EXERCISE — Repeat the material verbatim. Images are excluded from the copy.

DATA LINES —
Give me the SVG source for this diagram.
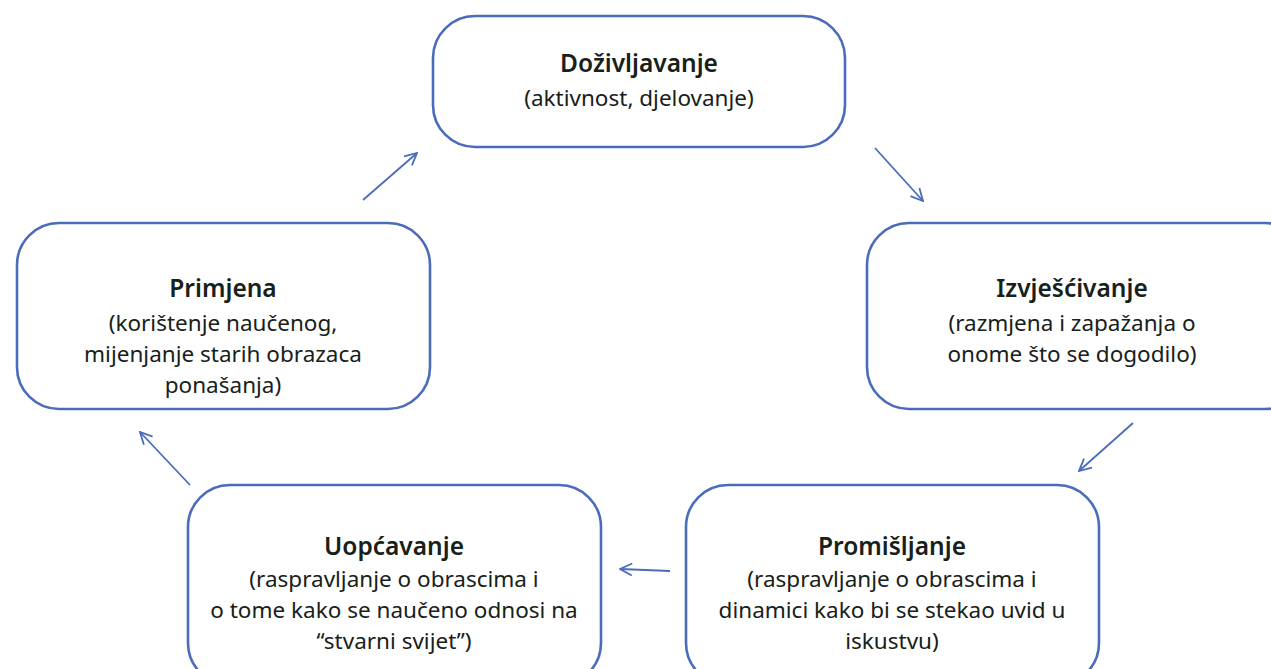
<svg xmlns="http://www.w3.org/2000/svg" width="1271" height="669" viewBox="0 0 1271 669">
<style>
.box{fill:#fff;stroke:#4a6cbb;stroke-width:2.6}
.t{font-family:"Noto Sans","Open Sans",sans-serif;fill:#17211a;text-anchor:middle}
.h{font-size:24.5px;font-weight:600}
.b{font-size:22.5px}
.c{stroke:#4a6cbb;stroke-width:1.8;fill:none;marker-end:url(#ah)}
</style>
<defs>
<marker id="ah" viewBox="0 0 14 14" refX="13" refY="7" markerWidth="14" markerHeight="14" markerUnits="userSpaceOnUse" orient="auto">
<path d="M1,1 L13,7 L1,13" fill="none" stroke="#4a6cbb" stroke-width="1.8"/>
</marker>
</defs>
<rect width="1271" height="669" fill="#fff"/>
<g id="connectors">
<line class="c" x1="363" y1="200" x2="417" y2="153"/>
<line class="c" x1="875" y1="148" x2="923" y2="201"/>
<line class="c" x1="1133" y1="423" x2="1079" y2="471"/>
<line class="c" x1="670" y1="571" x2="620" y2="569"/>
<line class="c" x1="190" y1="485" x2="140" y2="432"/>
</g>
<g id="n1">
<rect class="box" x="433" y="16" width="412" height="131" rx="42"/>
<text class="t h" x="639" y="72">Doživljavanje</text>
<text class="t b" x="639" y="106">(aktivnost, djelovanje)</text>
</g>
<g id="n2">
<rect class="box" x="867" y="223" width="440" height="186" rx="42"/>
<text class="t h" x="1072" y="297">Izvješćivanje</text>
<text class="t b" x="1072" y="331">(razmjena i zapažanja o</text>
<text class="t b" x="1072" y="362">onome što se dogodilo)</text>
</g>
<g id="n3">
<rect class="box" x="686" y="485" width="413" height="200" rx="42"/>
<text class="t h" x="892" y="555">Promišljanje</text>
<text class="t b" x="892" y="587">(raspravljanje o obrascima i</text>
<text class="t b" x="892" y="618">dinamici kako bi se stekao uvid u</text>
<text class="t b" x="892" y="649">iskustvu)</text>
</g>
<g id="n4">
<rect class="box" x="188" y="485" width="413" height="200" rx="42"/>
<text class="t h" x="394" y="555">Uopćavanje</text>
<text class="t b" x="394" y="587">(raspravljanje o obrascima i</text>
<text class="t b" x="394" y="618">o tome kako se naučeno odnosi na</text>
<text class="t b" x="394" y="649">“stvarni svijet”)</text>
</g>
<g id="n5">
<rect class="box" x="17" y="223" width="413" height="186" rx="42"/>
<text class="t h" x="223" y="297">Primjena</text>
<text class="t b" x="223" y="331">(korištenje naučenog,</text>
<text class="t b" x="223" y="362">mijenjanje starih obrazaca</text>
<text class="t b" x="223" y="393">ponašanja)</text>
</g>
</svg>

WRITTEN ANSWER —
Give me the SVG source for this diagram.
<svg xmlns="http://www.w3.org/2000/svg" width="1271" height="669" viewBox="0 0 1271 669">
<style>
.box{fill:#fff;stroke:#4a6cbb;stroke-width:2.6}
.t{font-family:"Noto Sans","Open Sans",sans-serif;fill:#17211a;text-anchor:middle}
.h{font-size:24.5px;font-weight:600}
.b{font-size:22.5px}
.c{stroke:#4a6cbb;stroke-width:1.8;fill:none;marker-end:url(#ah)}
</style>
<defs>
<marker id="ah" viewBox="0 0 14 14" refX="13" refY="7" markerWidth="14" markerHeight="14" markerUnits="userSpaceOnUse" orient="auto">
<path d="M1,1 L13,7 L1,13" fill="none" stroke="#4a6cbb" stroke-width="1.8"/>
</marker>
</defs>
<rect width="1271" height="669" fill="#fff"/>
<g id="connectors">
<line class="c" x1="363" y1="200" x2="417" y2="153"/>
<line class="c" x1="875" y1="148" x2="923" y2="201"/>
<line class="c" x1="1133" y1="423" x2="1079" y2="471"/>
<line class="c" x1="670" y1="571" x2="620" y2="569"/>
<line class="c" x1="190" y1="485" x2="140" y2="432"/>
</g>
<g id="n1">
<rect class="box" x="433" y="16" width="412" height="131" rx="42"/>
<text class="t h" x="639" y="72">Doživljavanje</text>
<text class="t b" x="639" y="106">(aktivnost, djelovanje)</text>
</g>
<g id="n2">
<rect class="box" x="867" y="223" width="440" height="186" rx="42"/>
<text class="t h" x="1072" y="297">Izvješćivanje</text>
<text class="t b" x="1072" y="331">(razmjena i zapažanja o</text>
<text class="t b" x="1072" y="362">onome što se dogodilo)</text>
</g>
<g id="n3">
<rect class="box" x="686" y="485" width="413" height="200" rx="42"/>
<text class="t h" x="892" y="555">Promišljanje</text>
<text class="t b" x="892" y="587">(raspravljanje o obrascima i</text>
<text class="t b" x="892" y="618">dinamici kako bi se stekao uvid u</text>
<text class="t b" x="892" y="649">iskustvu)</text>
</g>
<g id="n4">
<rect class="box" x="188" y="485" width="413" height="200" rx="42"/>
<text class="t h" x="394" y="555">Uopćavanje</text>
<text class="t b" x="394" y="587">(raspravljanje o obrascima i</text>
<text class="t b" x="394" y="618">o tome kako se naučeno odnosi na</text>
<text class="t b" x="394" y="649">“stvarni svijet”)</text>
</g>
<g id="n5">
<rect class="box" x="17" y="223" width="413" height="186" rx="42"/>
<text class="t h" x="223" y="297">Primjena</text>
<text class="t b" x="223" y="331">(korištenje naučenog,</text>
<text class="t b" x="223" y="362">mijenjanje starih obrazaca</text>
<text class="t b" x="223" y="393">ponašanja)</text>
</g>
</svg>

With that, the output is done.